Zu dieser „intelligenten Anwendung“ zählt Kennedy insbesondere auch die Fähigkeit zur Rückkopplung zwischen oberer, mittlerer und unterer Ebene sowie zur Anregung von Initiative, Innovation und Einfallsreichtum. Hier sieht er zu Recht die Amerikaner und Briten den Deutschen und Japanern überlegen. Denn nicht nur im Zweiten Weltkrieg, sondern im Krieg an sich erfordert das Gewinnen nach Kennedys Analyse letztlich immer eine überlegene Organisation und dies wiederum Menschen, die solche Organisationen steuern können – „nicht mit Scheuklappen, sondern sehr kompetent und auf eine Weise, die es Außenseitern erlaubt, neue Ideen für den Sieg einzubringen“.

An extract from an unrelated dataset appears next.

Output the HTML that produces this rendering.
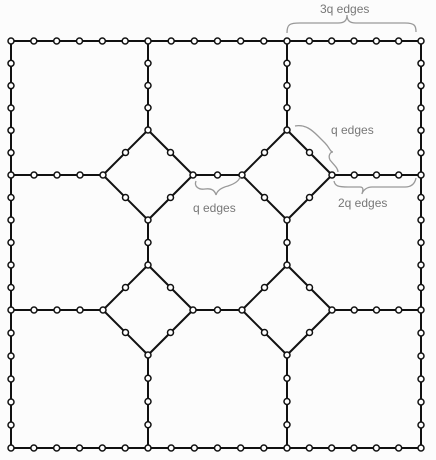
<!DOCTYPE html>
<html><head><meta charset="utf-8"><style>
html,body{margin:0;padding:0;background:#fff;}
svg{display:block;}
text{font-family:"Liberation Sans",sans-serif;font-size:12px;fill:#777;}
</style></head><body>
<svg id="g" width="436" height="460" viewBox="0 0 436 460">
<rect width="436" height="460" fill="#fcfcfc"/>
<g id="edges" stroke="#111" stroke-width="2" fill="none"></g>
<g id="nodes" fill="#fff" stroke="#111" stroke-width="1.5"></g>
<g fill="none" stroke="#999" stroke-width="1.3">
<path d="M287,33 C287,24 290,23 300,23 L338,23 C345,23 347,20 347,15 C347,20 349,23 356,23 L405,23 C415,23 416,26 416,32"/>
<path d="M295,126 C305,124 312,130 318,136 L325,143 C330,148 330,152 333,152 C330,152 328,156 330,160 C334,165 338,168 338,172"/>
<path d="M196,181 C194,186 198,190 205,189 C212,188 215,191 216,195 C217,191 220,188 228,186 C234,184 239,181 240,177"/>
<path d="M334,181 C335,186 338,187 348,187 L360,187 C365,187 362,193 362,194 C363,190 367,187 372,187 L405,187 C412,187 415,183 416,178"/>
</g>
<text x="320" y="13">3q edges</text>
<text x="331" y="134">q edges</text>
<text x="193" y="212">q edges</text>
<text x="338" y="207">2q edges</text>
</svg>
<script>
const cols=[11,148,287,421];
const rows=[41,175,310,448];
const dh=45;
const segs=[];
function add(x1,y1,x2,y2,n,name){segs.push([x1,y1,x2,y2,n,name]);}
for(let i=0;i<3;i++){
  add(cols[i],rows[0],cols[i+1],rows[0],6,'top-edge');
  add(cols[i],rows[3],cols[i+1],rows[3],6,'bottom-edge');
  add(cols[0],rows[i],cols[0],rows[i+1],6,'left-edge');
  add(cols[3],rows[i],cols[3],rows[i+1],6,'right-edge');
}
[rows[1],rows[2]].forEach(y=>{
  add(cols[0],y,cols[1]-dh,y,4,'inner-horizontal');
  add(cols[1]+dh,y,cols[2]-dh,y,2,'inner-horizontal');
  add(cols[2]+dh,y,cols[3],y,4,'inner-horizontal');
});
[cols[1],cols[2]].forEach(x=>{
  add(x,rows[0],x,rows[1]-dh,4,'inner-vertical');
  add(x,rows[1]+dh,x,rows[2]-dh,2,'inner-vertical');
  add(x,rows[2]+dh,x,rows[3],4,'inner-vertical');
});
[rows[1],rows[2]].forEach(cy=>[cols[1],cols[2]].forEach(cx=>{
  add(cx,cy-dh,cx+dh,cy,2,'diamond-side');
  add(cx+dh,cy,cx,cy+dh,2,'diamond-side');
  add(cx,cy+dh,cx-dh,cy,2,'diamond-side');
  add(cx-dh,cy,cx,cy-dh,2,'diamond-side');
}));
const NS='http://www.w3.org/2000/svg';
const eg=document.getElementById('edges'),ng=document.getElementById('nodes');
const seen=new Set();
segs.forEach(s=>{
  const l=document.createElementNS(NS,'line');
  l.setAttribute('x1',s[0]);l.setAttribute('y1',s[1]);l.setAttribute('x2',s[2]);l.setAttribute('y2',s[3]);
  
  
  eg.appendChild(l);
  for(let k=0;k<=s[4];k++){
    const x=s[0]+(s[2]-s[0])*k/s[4],y=s[1]+(s[3]-s[1])*k/s[4];
    const key=Math.round(x)+','+Math.round(y);
    if(seen.has(key))continue;seen.add(key);
    const c=document.createElementNS(NS,'circle');
    c.setAttribute('cx',x);c.setAttribute('cy',y);c.setAttribute('r',3);
    
    
    ng.appendChild(c);
  }
});
</script>
</body></html>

Nichts davon sei allein durch die Personen an der Spitze zu vollbringen, so genial und energisch sie auch sein mögen. Es müsse ein Unterstützungssystem geben, eine Kultur der Ermutigung, wirksame Rückkopplungen, die Fähigkeit, aus Rückschlägen zu lernen und Dinge zu verwirklichen. Und all dies müsse besser gelingen als beim Gegner. Damit weist Kennedy auf einen entscheidenden Faktor für den Ausgang von Waffengängen hin, der weit über den Zweiten Weltkrieg hinaus Bedeutung hat.Thomas Speckmann

Paul Kennedy:

Die Casablanca-Strategie. Wie die Alliierten den Zweiten Weltkrieg gewannen. Januar 1943 bis Juni 1944. C. H. Beck Verlag, München 2012. 448 Seiten, 24,95 Euro.